I sincerely doubt KDE, debian, arch, ALSA are obscure platforms, and turns out chromium supports alsa (IINM firefox is the only linux browser with a hard dependency on pulseaudio).

To be honest with time I have learned not to expect better of Mozilla or more like to expect mozilla to not deliver on its marketing promises and to dismiss user feedback.

/edit

here's the recent iteration of the KDE integration bug, this one has been opened for 16 years: https://bugzilla.mozilla.org/show_bug.cgi?id=140751

here's the main one for dropping ALSA and making pulseaudio a hard dependency, it got locked and discussion continued on google groups somewhere: https://bugzilla.mozilla.org/show_bug.cgi?id=1247056 there are other with several duplicates such as: https://bugzilla.mozilla.org/show_bug.cgi?id=1345661

I can't find the main broken URL one with the duplicates, but it seems this one is about the same issue and had been marked as solved (Only took 3 months to fix a broken URL which was the only was to get details on why the browser suddenly stopped playing sound): https://bugzilla.mozilla.org/show_bug.cgi?id=1345439

To my knowledge there are many other examples in bugzilla in the last 10 years, maybe I've been unlucky and found myself in the worst of bugzilla making my experience not representative of the actual thing, but from what I gathered around on mozillazine, HN, distro forums and some other places my experience is not out of touch with what others have to say about theirs.

Judging from your comment, it sounds like the only bugs you filed are "YOU CHANGED THIS AND BROKE ME CHANGE THIS BACK NOW" kind of bugs, and probably for things that were consciously and intentionally done. That's not going to go anywhere because, quite frankly, they're not bugs, and most of the bug filers/commenters are unwilling to do anything constructive, like offer to maintain something.

My experience has been, rather, that Mozilla has had one of the most fantastically responsive bug filing systems. Actually getting bugs fixed in a timely manner is a different question, but that's independent of bug tracking systems.

Well maybe you should not judge from comments then.

Reporting bugs and HN discussion is obviously not the same, at all. I know how to make bug reports and have not had bad experience like those on mozilla's bugzilla anywhere else, well maybe on gnome bugzilla and occasionally here and there because over 20 years of reporting bugs you are deemed to have the occasional bad experience.

I'm not saying your experience was bad or even close mine, I'm only talking for myself here. Maybe I have been impacted with some of the most controversial bugs and you've not, maybe I'm actually more in a niche segment of the user base than you are.

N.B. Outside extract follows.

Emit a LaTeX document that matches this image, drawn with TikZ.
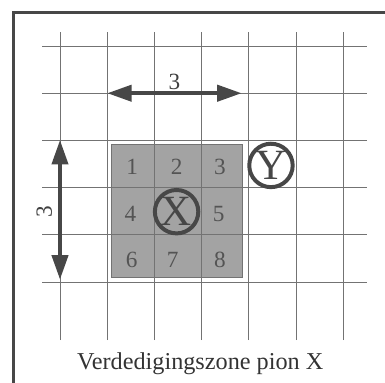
\documentclass[tikz,border=0pt]{standalone}
\usepackage{fontspec}
\setmainfont{Liberation Serif}
\usetikzlibrary{arrows.meta}
\definecolor{pengray}{gray}{0.28}
\definecolor{numgray}{gray}{0.33}
\definecolor{gridgray}{gray}{0.45}
\definecolor{zonegray}{gray}{0.64}
\begin{document}
\begin{tikzpicture}[
gridline/.style={
        draw=gridgray,
        line width=0.4pt,
    },
   cellnum/.style = {
   text=numgray,
   inner sep=0pt,
   font = \fontsize{14}{14}\selectfont,
   },
   pawn/.style = {
   draw=pengray,
   circle,
   line width = 2.4pt,
   minimum size=0.92cm,
   inner sep=0pt,
   text=pengray,
    font = \fontsize{26}{26}\selectfont,
   },
   dimarrow/.style = {
   draw=pengray,
   line width = 2.4pt,
   {Triangle[length=5.2mm,width=3.4mm]}-{Triangle[length=5.2mm,width=3.4mm]},
   },
 ]
\useasboundingbox (-1.271,-2.119) rectangle (6.886,5.975);

% frame (only left and top edge inside the page)
\draw[pengray, line width = 1.8pt] (-0.975,-2.2) |- (7,5.72);

% grid
\draw[gridline] (0,-1.23) -- (0,5.3);
\draw[gridline] (1,-1.23) -- (1,5.3);
\draw[gridline] (2,-1.23) -- (2,5.3);
\draw[gridline] (3,-1.23) -- (3,5.3);
\draw[gridline] (4,-1.23) -- (4,5.3);
\draw[gridline] (5,-1.23) -- (5,5.3);
\draw[gridline] (6,-1.23) -- (6,5.3);
\draw[gridline] (-0.38,0) -- (6.5,0);
\draw[gridline] (-0.38,1) -- (6.5,1);
\draw[gridline] (-0.38,2) -- (6.5,2);
\draw[gridline] (-0.38,3) -- (6.5,3);
\draw[gridline] (-0.38,4) -- (6.5,4);
\draw[gridline] (-0.38,5) -- (6.5,5);

% defence zone
\fill[zonegray, draw=gridgray, line width=0.4pt] (1.08,0.09) rectangle (3.86,2.91);
\draw[gridline] (2,0.09) -- (2,2.91);
\draw[gridline] (3,0.09) -- (3,2.91);
\draw[gridline] (1.08,1) -- (3.86,1);
\draw[gridline] (1.08,2) -- (3.86,2);

\node [cellnum] (cellone) at (1.53,2.44) {1};
\node [cellnum] (celltwo) at (2.47,2.44) {2};
\node [cellnum] (cellthree) at (3.39,2.44) {3};
\node [cellnum] (cellfour) at (1.49,1.44) {4};
\node [cellnum] (cellfive) at (3.36,1.44) {5};
\node [cellnum] (cellsix) at (1.52,0.47) {6};
\node [cellnum] (cellseven) at (2.39,0.47) {7};
\node [cellnum] (celleight) at (3.39,0.47) {8};

\node[pawn] (pawnx) at (2.47,1.49) {X};
\node[pawn] (pawny) at (4.47,2.47) {Y};

% distances
\coordinate (hleft) at (1,4);
\coordinate (hright) at (3.85,4);
\draw[dimarrow] (hleft) -- (hright) node[midway, above=1pt, cellnum, text=black!75] (hdist) {3};
\coordinate (vtop) at (0,3.01);
\coordinate (vbottom) at (0,0.05);
\draw[dimarrow] (vtop) -- (vbottom);
\node[cellnum, text=black!75, rotate=90] (vdist) at (-0.33,1.5) {3};

\node[align = center, text=black!80] (caption) at (2.97,-1.74) {\fontsize{14.6}{15}\selectfont Verdedigingszone pion X};
\end{tikzpicture}
\end{document}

Anyways thanks for judging and misjudging my person based on assumption, it always nice to be targeted by passive aggressive online message from a random stranger.

The fun part in your comment is that constructive minded people do not expect or ask of bug reporters to offer to maintain something for they understand that reporting bugs is actually very constructive in itself, a helpful and much needed activity. Instead of antagonizing bug reporters try working with them, as "we're both in this working together to improve something for everyone". Assume good faith instead of malice and to understand that this an actual person reporting the bug and cut the patronizing, it will help. If you do not feel capable of doing that, just say nothing it will be more constructive.

The bug reports you linked elsewhere are not bug reports--note that I make a distinction between bug reports and feature implementation requests. For feature implementation requests, demanding that developers drop everything to implement features is absolutely not constructive (and yes, that does happen). Even for bug reports, shouting at increasingly shrill intervals is not constructive. I'll admit that I did it once when I was younger, and when I was finally pissed off enough to try to fix it myself... I found out that it was far more complex than I had thought.